In Seattle a 32 year-old, well-dressed man was hit by a bus on his way to the Starbucks. He got up from the street and walked a  block further to get his coffee, even while bleeding from his head. When the fire department arrived apparently he wasn’t making a lot of sense. That seems reasonable. I certainly hope they gave him a free cup of coffee for that kind of loyalty. I mean that man really wanted a Mochaccino or whatever his poison is. They should make him their national spokesman. The Jared of Starbucks.

Ava and I can really understand that kind of single-minded determination.

The diet is moving along at a snails pace – agonizingly slow. We’re damn near desperate for a treat. At the back of our diet bible there are recipes. There are always recipes at the back of diet books. They usually suck, but you’re desperate. You see the word “cookie” or “brownie” and you lose perspective.

Don't look directly at this cookie. It will steal your soul

Don’t look directly at this cookie. It will steal your soul

You think this is the one. This cookie/brownie/pudding will be wonderful. I’ll be saved. Losing weight will be a piece of cake after this wonderful free cake recipe.

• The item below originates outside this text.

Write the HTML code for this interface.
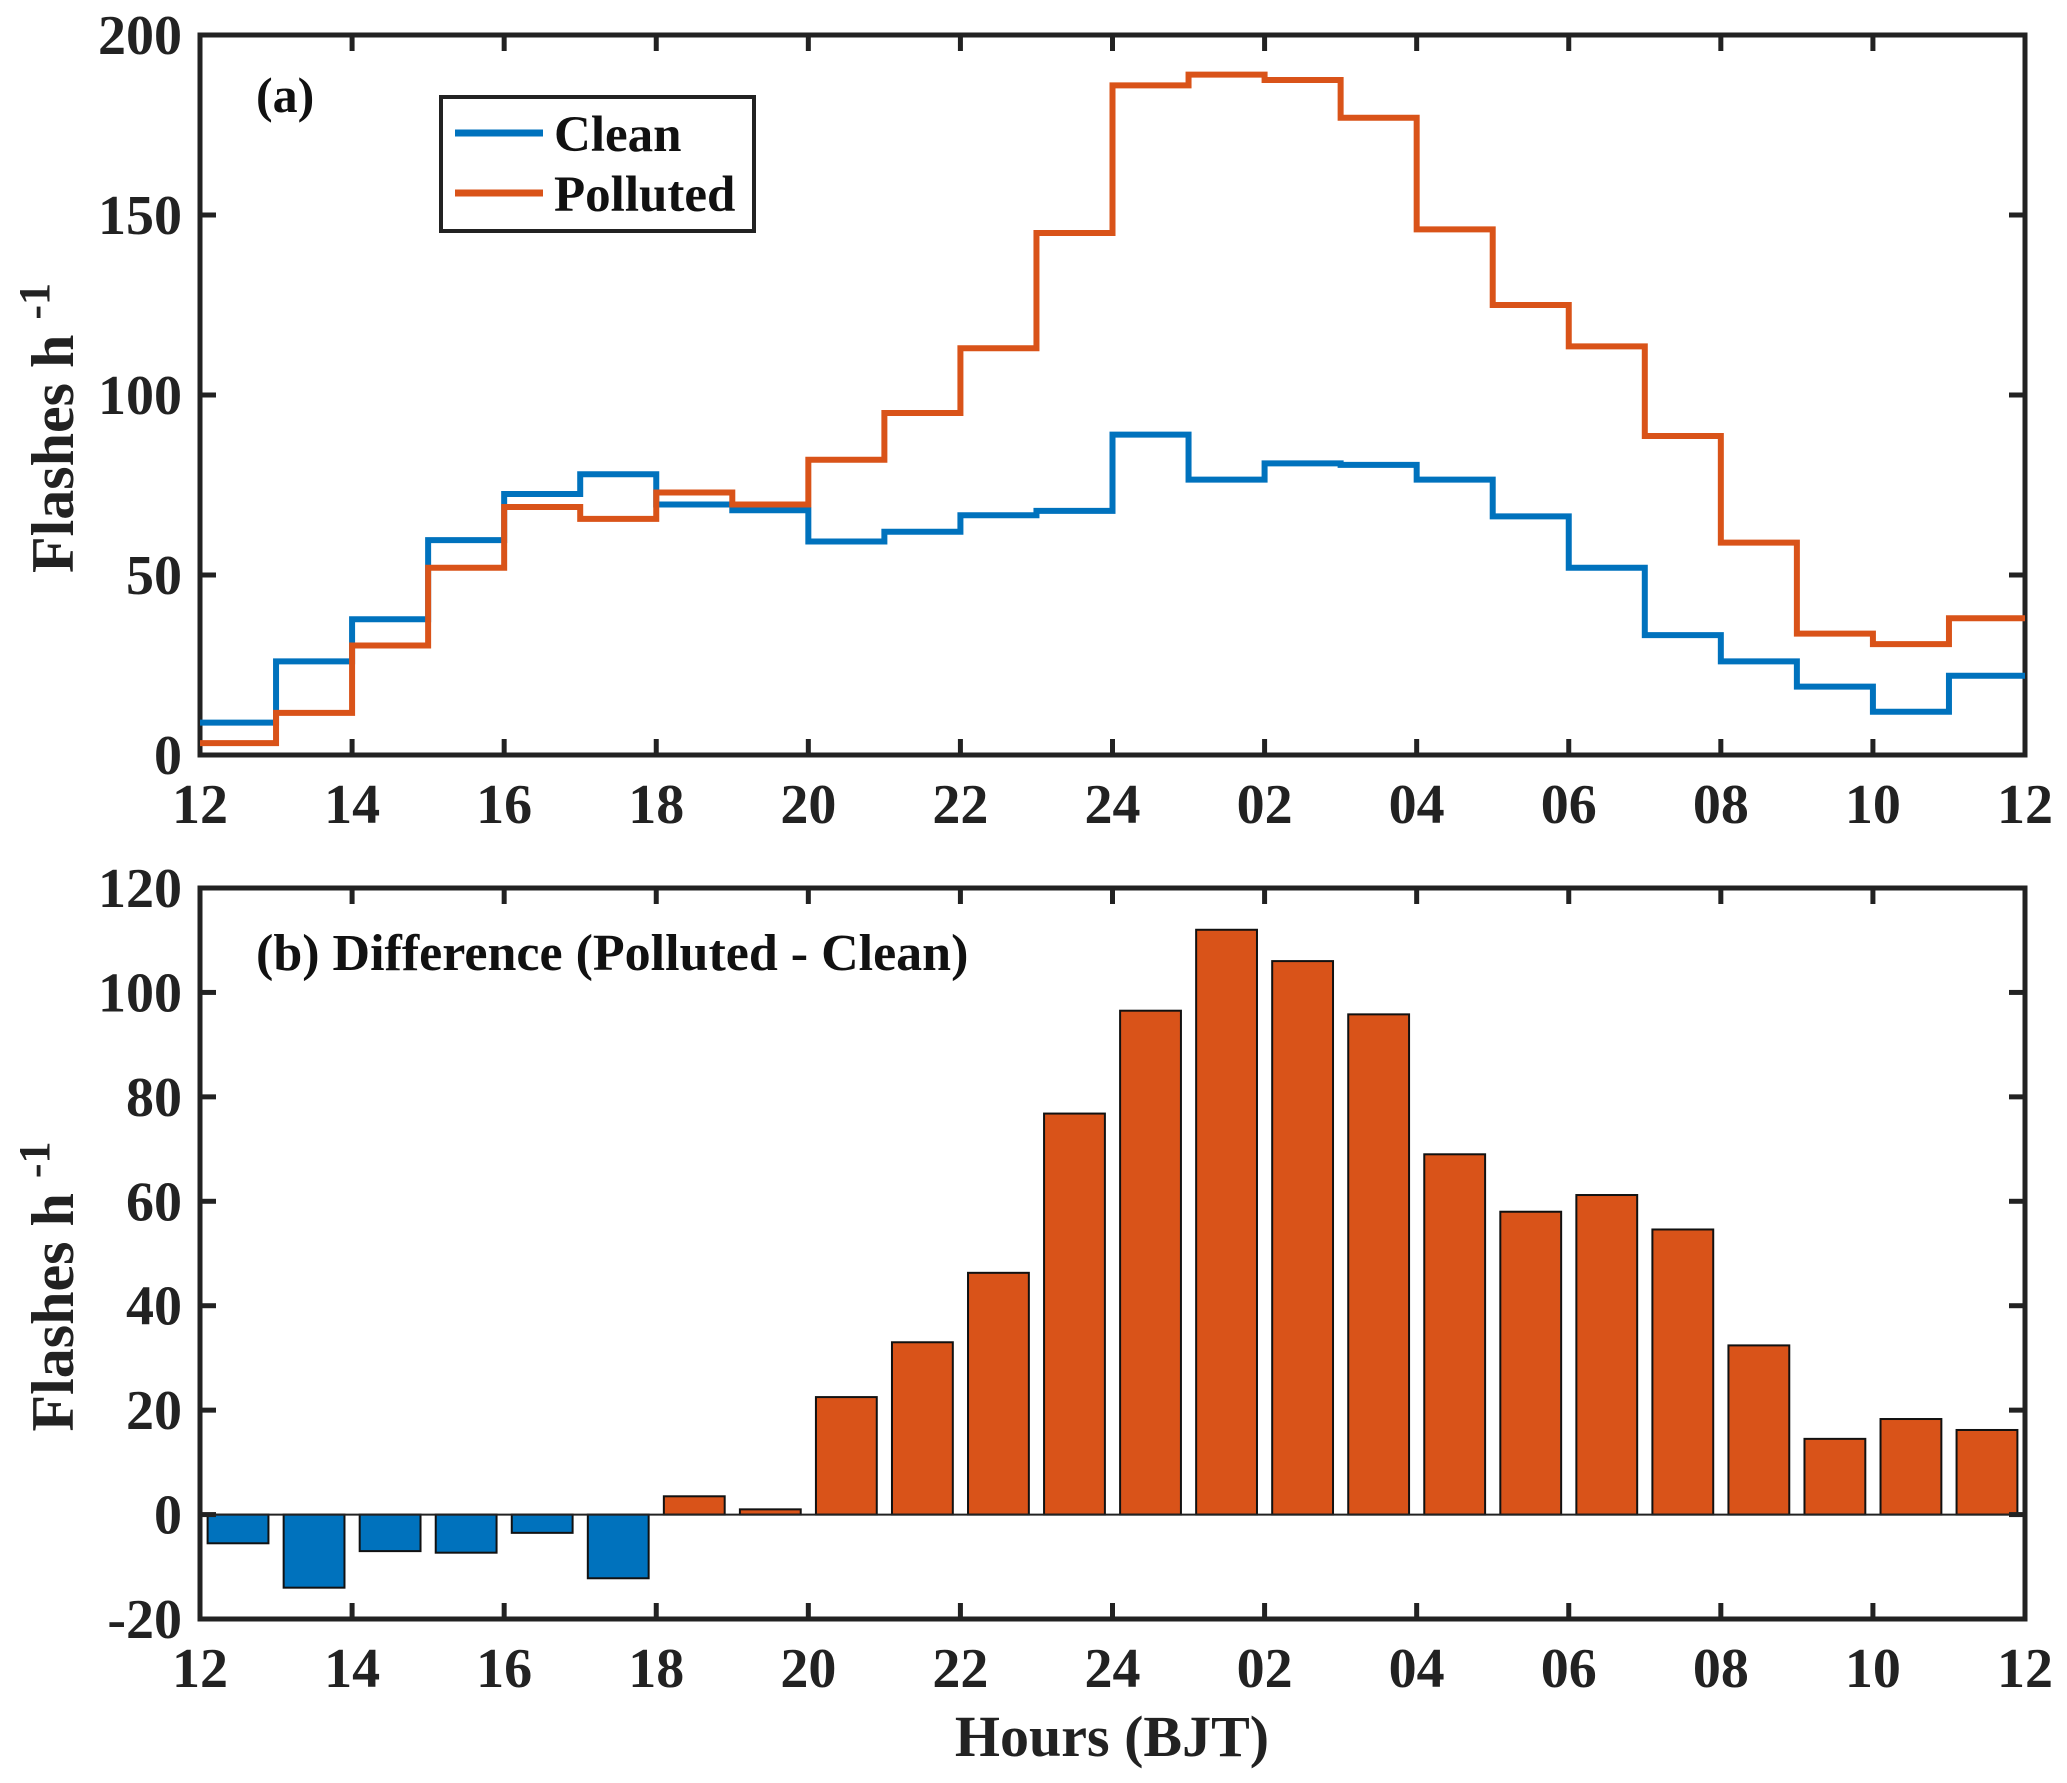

It’s the fat that makes you delusional.

Ava found a diet recipe for Almond Cookies. “Oh yea!” we shouted. “We love almond cookies.”

Sadly, we don’t love these almond cookies. They were bad. Really bad. I’m not saying bad with any implied irony here. BAD. AWFUL. Then you eat another one a couple hours later because surely it wasn’t as bad as you remember. It is a cookie, after all. Oh, but you were wrong. Dreadfully wrong. So, so wrong. This isn’t a cookie, it’s a cruel Nazi experiment. The real tragedy is that the next day you’re so desperate for some relief you’re willing to try that dastardly cookie again.

Don’t let the cookie win!

Ava summed it up best. “That cookie was so bad, I only ate five.”